Specific requirements are defined for each product group. This means that those criteria that are relevant for the respective product group / service are selected from a broad range of possible criteria. (For example, the criterion "noise" is relevant for municipal vehicles but not for laundry detergents, while the opposite is true when it comes to the biodegradability of the ingredients.) The criteria and methods used to verify compliance with them are continually examined and updated. The aim is to define criteria in such a way that the best products on the market are able to fulfil them and companies within the sector are thus encouraged to further develop their products.

The following aspects are analysed during the development of the criteria:

- Resource-conserving production (water, energy, (recycled) materials)
- Sustainable production of raw materials
- Avoidance of pollutants in products
- Reduced emissions of harmful substances into the soil, air, water and indoor spaces
- Reduction of noise and electromagnetic radiation
- Efficient use and products that use a low level of energy or water
- Durability, repairability and recyclability
- Good fitness for use
- Observance of international standards for occupational safety
- Return systems and services that enable the common use of products such as car sharing

All of the criteria for the award of the environmental label to the individual product groups are published on the Blue Angel website in a transparent way. The website also includes information on the certified products, the suppliers offering them for sale and other background information such as scientific studies and consumer information brochures. The independent certification body – RAL gGmbH – ensures that the certified products and services comply with the relevant criteria.

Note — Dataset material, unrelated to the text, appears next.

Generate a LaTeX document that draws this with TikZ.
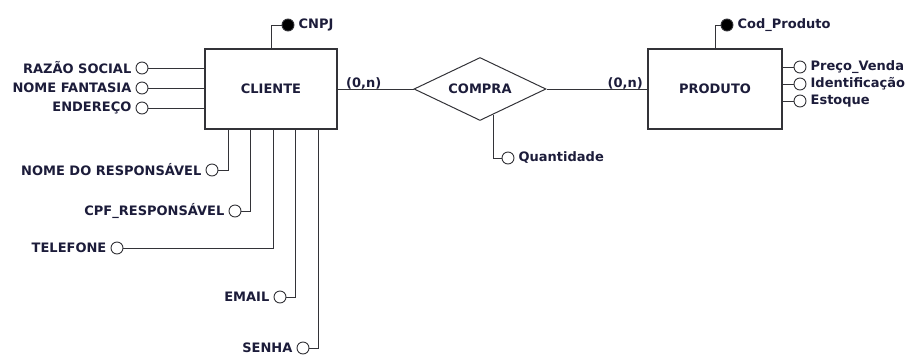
\documentclass[tikz,border=0pt]{standalone}
\usepackage{fontspec}
\setmainfont{DejaVu Sans}
\usetikzlibrary{shapes.geometric,positioning,calc}

\definecolor{tinta}{HTML}{1C1C3A}
\definecolor{traco}{HTML}{333338}

\tikzset{
  entidade/.style={rectangle, draw=traco, line width=1.4pt, minimum width=132pt, minimum height=80pt,
    text=tinta, font={\fontsize{13}{15}\selectfont\bfseries}},
  relacao/.style={diamond, draw=traco, line width=1pt, aspect=2, inner sep=0pt, minimum width=132pt,
    minimum height=63pt, text=tinta, font={\fontsize{13}{15}\selectfont\bfseries}},
  atrib/.style={circle, draw=traco, line width=0.9pt, fill=white, minimum size=12pt, inner sep=0pt},
  chave/.style={atrib, fill=black},
  rotulo/.style={inner sep=1pt, text=tinta, font={\fontsize{13}{15}\selectfont\bfseries}},
  liga/.style={draw=traco, line width=1pt}
}

\begin{document}
\begin{tikzpicture}[x=1pt, y=-1pt]
  \useasboundingbox (0,0) rectangle (914,357);

  % entidades e relacionamento
  \node[entidade] (cliente) at (271,89) {CLIENTE};
  \node[relacao] (compra) at (480,89) {COMPRA};
  \node[entidade, minimum width=134pt] (produto) at (715,89) {PRODUTO};

  \draw[liga] (cliente.east) -- (compra.west);
  \draw[liga] (compra.east) -- (produto.west);
  \node[rotulo, anchor=south west] (card1) at (345,91) {(0,n)};
  \node[rotulo, anchor=south east] (card2) at (644,91) {(0,n)};

  % atributos de CLIENTE
  \node[chave] (cnpj) at (288,25) {};
  \node[rotulo, right=3pt of cnpj] (cnpjtxt) {CNPJ};
  \draw[liga] (cnpj.west) -| (cliente.north);

  \node[atrib] (razao) at (142,68) {};
  \node[rotulo, left=3pt of razao] (razaotxt) {RAZÃO SOCIAL};
  \draw[liga] (razao.east) -- (razao -| cliente.west);

  \node[atrib] (fantasia) at (142,88) {};
  \node[rotulo, left=3pt of fantasia] (fantasiatxt) {NOME FANTASIA};
  \draw[liga] (fantasia.east) -- (fantasia -| cliente.west);

  \node[atrib] (ender) at (142,108) {};
  \node[rotulo, left=3pt of ender] (endertxt) {ENDEREÇO};
  \draw[liga] (ender.east) -- (ender -| cliente.west);

  \node[atrib] (resp) at (212,170) {};
  \node[rotulo, left=3pt of resp] (resptxt) {NOME DO RESPONSÁVEL};
  \draw[liga] (resp.east) -| ([xshift=-43pt]cliente.south);

  \node[atrib] (cpf) at (235,211) {};
  \node[rotulo, left=3pt of cpf] (cpftxt) {CPF\_RESPONSÁVEL};
  \draw[liga] (cpf.east) -| ([xshift=-20.5pt]cliente.south);

  \node[atrib] (tel) at (117,248) {};
  \node[rotulo, left=3pt of tel] (teltxt) {TELEFONE};
  \draw[liga] (tel.east) -| ([xshift=2pt]cliente.south);

  \node[atrib] (email) at (280,297) {};
  \node[rotulo, left=3pt of email] (emailtxt) {EMAIL};
  \draw[liga] (email.east) -| ([xshift=24.5pt]cliente.south);

  \node[atrib] (senha) at (303,348) {};
  \node[rotulo, left=3pt of senha] (senhatxt) {SENHA};
  \draw[liga] (senha.east) -| ([xshift=47pt]cliente.south);

  % atributo de COMPRA
  \coordinate (qbase) at ($(compra.south)!0.2!(compra.east)$);
  \node[atrib] (quant) at (508,158) {};
  \node[rotulo, right=3pt of quant] (quanttxt) {Quantidade};
  \draw[liga] (qbase) |- (quant.west);

  % atributos de PRODUTO
  \node[chave] (codprod) at (727,25) {};
  \node[rotulo, right=3pt of codprod] (codprodtxt) {Cod\_Produto};
  \draw[liga] (codprod.west) -| (produto.north);

  \node[atrib] (preco) at (800,67) {};
  \node[rotulo, right=3pt of preco] (precotxt) {Preço\_Venda};
  \draw[liga] (produto.east |- preco) -- (preco.west);

  \node[atrib] (ident) at (800,84) {};
  \node[rotulo, right=3pt of ident] (identtxt) {Identificação};
  \draw[liga] (produto.east |- ident) -- (ident.west);

  \node[atrib] (estoque) at (800,101) {};
  \node[rotulo, right=3pt of estoque] (estoquetxt) {Estoque};
  \draw[liga] (produto.east |- estoque) -- (estoque.west);
\end{tikzpicture}
\end{document}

The Blue Angel is not a seal of quality for the entire product, but rather only for those characteristics of a product that has a clear impact on environmental and health protection. Nevertheless, the Blue Angel serves its function as a guide for consumers because it has quickly become a generally accepted standard on the market for environmental protection in many sectors.

Environmental characteristics that are not stated in the basic award criteria are not tested.

It is also possible that there are products available on the market that meet the criteria but are not labelled with the Blue Angel because it is only awarded by application.

The label only compares products with the same intended use (e.g. paper products made out of recycled fibres and virgin fibres, mechanical and chemical drain cleaners, etc.). In contrast, a comparison of bicycles with motor vehicles would be like "comparing apples with oranges" because they are two completely different products that cannot be directly compared due to their different characteristics and performance specifications.

The Blue Angel does not state which product amongst two certified products is the most environmentally friendly.

In general, the products must avoid the use of terms such as "Bio", "Eco" or "Natural" in the product names if these products are also labelled with the Blue Angel. According to the criteria for the award of the Blue Angel, these advertising claims could be easily misleading to consumers, especially in the case of chemical products. This also applies to claims that play down the risks such as "non-toxic" or "non-harmful to health".